Mooi Indië (Hindia Molek), konon berkembang sebagai sebuah gerakan demoralisasi pelukis yang tidak ingin membuat lukisan hanya sekadar untuk memenuhi kebutuhan orang-orang Belanda membawa pulang kenangan tentang keindahan Hindia Belanda. Dimana di zaman kemerdekaan, berkembang sebagai lukisan-lukisan pemandangan alam “pinggir jalan”.
Bunawijaya nyaris tak tahu menahu dengan persoalan ‘politisasi Mooi Indie’ tersebut karena bagi mantan pemburu ini, melukis pemandangan bak membagi kebahagiaan, ketenangan dan kenyamanan buat siapa saja yang menyaksikan lukisannya. Bahkan di pamerannya kali ini, Bunawijaya menggandeng artvideomaker muda, Eldwin Pradipta, yang menjadikan karya-karya lukisnya lebih hidup lagi.
Eldwin Pradipta mengangkat gambaran pada seri lukisan seascape Bunawijaya, Lingkaran Kaki Langit I –V (2016-2017) pada karya, New Seascape (2017), sebuah video projection yang dipancarkan ke lantai dalam bentuk lingkaran 3,5 m.
Dengan program CGI (computer generated imagery) Eldwin Pradipta menggerakkan awan, riak-riak laut, dan, ombak yang menerpa batu karang di pusat seascape ini.

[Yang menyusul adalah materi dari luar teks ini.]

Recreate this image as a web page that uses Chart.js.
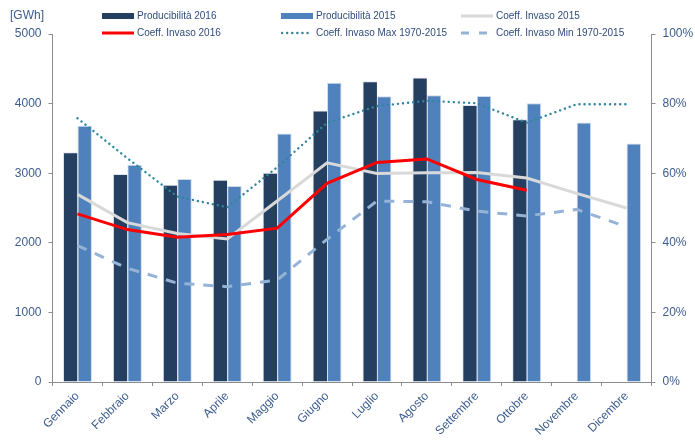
<!DOCTYPE html>
<html>
<head>
<meta charset="utf-8">
<script src="https://cdn.jsdelivr.net/npm/chart.js@4/dist/chart.umd.min.js"></script>
<style>
  html,body{margin:0;padding:0;background:#fff;}
  #wrap{position:relative;width:695px;height:440px;font-family:"Liberation Sans",Arial,sans-serif;}
  #c{position:absolute;left:0;top:0;}
  .unit{position:absolute;left:10px;top:8px;font-size:12px;color:#3C5C8E;}
  .lg{position:absolute;font-size:10px;color:#2F4C7C;white-space:nowrap;line-height:12px;}
  .lg svg{position:absolute;left:0;top:0;}
  .lg span{position:absolute;top:0;}
</style>
</head>
<body>
<div id="wrap">
  <canvas id="c" width="695" height="440"></canvas>
  <div class="unit">[GWh]</div>
</div>
<script>
const categories = ["Gennaio","Febbraio","Marzo","Aprile","Maggio","Giugno","Luglio","Agosto","Settembre","Ottobre","Novembre","Dicembre"];
const prod2016 = [3300, 2990, 2835, 2905, 3005, 3900, 4320, 4375, 3980, 3775, null, null];
const prod2015 = [3680, 3120, 2915, 2815, 3570, 4300, 4105, 4120, 4110, 4005, 3730, 3425];
const invaso2016 = [48.3, 43.8, 41.6, 42.4, 44.2, 57.1, 63.1, 64.1, 58.2, 55.1, null, null];
const invaso2015 = [53.9, 45.8, 42.7, 41.1, 52.0, 63.0, 59.9, 60.1, 60.2, 58.6, 54.2, 50.0];
const invasoMax = [75.8, 64.3, 53.3, 50.2, 61.7, 74.5, 79.3, 80.8, 80.1, 74.5, 79.8, 79.8];
const invasoMin = [39.2, 32.7, 28.4, 27.4, 29.3, 41.0, 52.0, 51.8, 49.1, 47.7, 49.6, 44.6];
const leftTicks = [0, 1000, 2000, 3000, 4000, 5000];
const rightTicks = [0, 20, 40, 60, 80, 100];

const C_DARK = '#243F60', C_LIGHT = '#4F81BD', C_RED = '#FF0000', C_GRAY = '#D9D9D9', C_MAX = '#31859C', C_MIN = '#95B3D7';
const TXT = '#3C5C8E';

// HTML legend
const legendItems = [
  {label:"Producibilità 2016", x:102, y:10, kind:'bar', color:C_DARK},
  {label:"Producibilità 2015", x:281, y:10, kind:'bar', color:C_LIGHT},
  {label:"Coeff. Invaso 2015", x:461, y:10, kind:'line', color:C_GRAY},
  {label:"Coeff. Invaso 2016", x:102, y:27, kind:'line', color:C_RED},
  {label:"Coeff. Invaso Max 1970-2015", x:281, y:27, kind:'dot', color:C_MAX},
  {label:"Coeff. Invaso Min 1970-2015", x:461, y:27, kind:'dash', color:C_MIN}
];
const wrap = document.getElementById('wrap');
legendItems.forEach(it => {
  const d = document.createElement('div');
  d.className = 'lg';
  d.style.left = it.x + 'px';
  d.style.top = it.y + 'px';
  d.style.width = '200px';
  d.style.height = '12px';
  let svg = '<svg width="34" height="12">';
  if (it.kind === 'bar') svg += `<rect x="0" y="3" width="32" height="6" fill="${it.color}"/>`;
  if (it.kind === 'line') svg += `<line x1="0" y1="6" x2="32" y2="6" stroke="${it.color}" stroke-width="3"/>`;
  if (it.kind === 'dot') svg += `<line x1="1" y1="6" x2="30" y2="6" stroke="${it.color}" stroke-width="2.4" stroke-dasharray="0.1 5" stroke-linecap="round"/>`;
  if (it.kind === 'dash') svg += `<line x1="0" y1="6" x2="28" y2="6" stroke="${it.color}" stroke-width="3" stroke-dasharray="8 10"/>`;
  svg += '</svg>';
  d.innerHTML = svg + `<span style="left:35px">${it.label}</span>`;
  wrap.appendChild(d);
});

new Chart(document.getElementById('c'), {
  type: 'bar',
  data: {
    labels: categories,
    datasets: [
      {type:'line', label:'Coeff. Invaso 2016', data: invaso2016, yAxisID:'y2', borderColor:C_RED, borderWidth:3, pointRadius:0, tension:0, fill:false, order:1},
      {type:'line', label:'Coeff. Invaso 2015', data: invaso2015, yAxisID:'y2', borderColor:C_GRAY, borderWidth:3, pointRadius:0, tension:0, fill:false, order:2},
      {type:'line', label:'Coeff. Invaso Max 1970-2015', data: invasoMax, yAxisID:'y2', borderColor:C_MAX, borderWidth:2.4, borderDash:[0.1,5], borderCapStyle:'round', pointRadius:0, tension:0, fill:false, order:3},
      {type:'line', label:'Coeff. Invaso Min 1970-2015', data: invasoMin, yAxisID:'y2', borderColor:C_MIN, borderWidth:3, borderDash:[10,9], pointRadius:0, tension:0, fill:false, order:4},
      {label:'Producibilità 2016', data: prod2016, yAxisID:'y', backgroundColor:C_DARK, borderColor:'rgba(220,226,236,0.9)', borderWidth:{left:1,right:0,top:1,bottom:0}, categoryPercentage:0.58, barPercentage:1.0, order:10},
      {label:'Producibilità 2015', data: prod2015, yAxisID:'y', backgroundColor:C_LIGHT, borderColor:'rgba(200,215,235,0.9)', borderWidth:{left:1,right:1,top:1,bottom:0}, categoryPercentage:0.58, barPercentage:1.0, order:10}
    ]
  },
  options: {
    responsive: false,
    animation: false,
    layout: {padding: {top: 34, left: 0, right: 0, bottom: 0}},
    plugins: {legend: {display:false}, tooltip:{enabled:false}},
    scales: {
      x: {
        grid: {display:true, drawOnChartArea:false, drawTicks:true, tickLength:4, color:'#8C8C8C', offset:true},
        border: {display:true, color:'#8C8C8C', width:1},
        ticks: {color:TXT, font:{family:'"Liberation Sans", Arial, sans-serif', size:12}, minRotation:45, maxRotation:45, padding:3, autoSkip:false},
        afterFit: s => { s.height = 58; }
      },
      y: {
        position:'left', min:0, max:5000,
        afterBuildTicks: s => { s.ticks = leftTicks.map(v => ({value:v})); },
        grid: {display:true, drawOnChartArea:false, drawTicks:true, tickLength:4, color:'#8C8C8C'},
        border: {display:true, color:'#8C8C8C', width:1},
        ticks: {color:TXT, font:{family:'"Liberation Sans", Arial, sans-serif', size:12}, padding:7, callback: v => String(v)},
        afterFit: s => { s.width = 52.5; }
      },
      y2: {
        position:'right', min:0, max:100,
        afterBuildTicks: s => { s.ticks = rightTicks.map(v => ({value:v})); },
        grid: {display:true, drawOnChartArea:false, drawTicks:true, tickLength:4, color:'#8C8C8C'},
        border: {display:true, color:'#8C8C8C', width:1},
        ticks: {color:TXT, font:{family:'"Liberation Sans", Arial, sans-serif', size:12}, padding:7, callback: v => v + '%'},
        afterFit: s => { s.width = 43.5; }
      }
    }
  }
});
</script>
</body>
</html>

Rekaan realitas yang tidak ada pada kenyataan dikembangkan Eldwin Pradipta dengan VFX, program untuk mengolah special effect pada komputer yang sering digunakan pada pembuatan film film fiksi.
Dalam pameran tunggal yang berlangsung hingga 5 Januari 2018 di Gedung A Galeri Nasional Indonesia, Jalan Medan Merdeka Timur No. 14 Jakarta Pusat, pameran ini menjadi satu rangkaian yang tak terputus dari pameran sebelumnya di Selasar Sunaryo Art Space, Bandung (10 November – 10 Desember 2017), yang dibarengi dibarengi peluncuran buku “Buna, Suka Duka Sang Kelana” yang ditulis Jean Couteau.
Pameran ini menghadirkan 47 lukisan karya Bunawijaya, juga interaksi dengan Eldwin Pradipta dalam video projection berjudul “New Seascape”. Lukisan-lukisannya merepresentasi perkembangan kekaryaan Bunawijaya, juga kiprahnya di dunia seni rupa.
Bunawijaya adalah air tenang yang terus mengalir, kekuatan lukisannya merupakan kekuatan alam yang telah menyerap hingga pembuluh-pembuluh darahnya. Tak salah bila karya-karya lukis Bunawijaya yang dipamerkan bak cakrawala tanpa batas dari eksplorasi Mooi Indie.
Sebuah ungkapan tentang alam yang lahir dari ide dan imajinasi serta pengalaman merasakan keindahan yang bersentuhan dengan renungan dan pemikiran.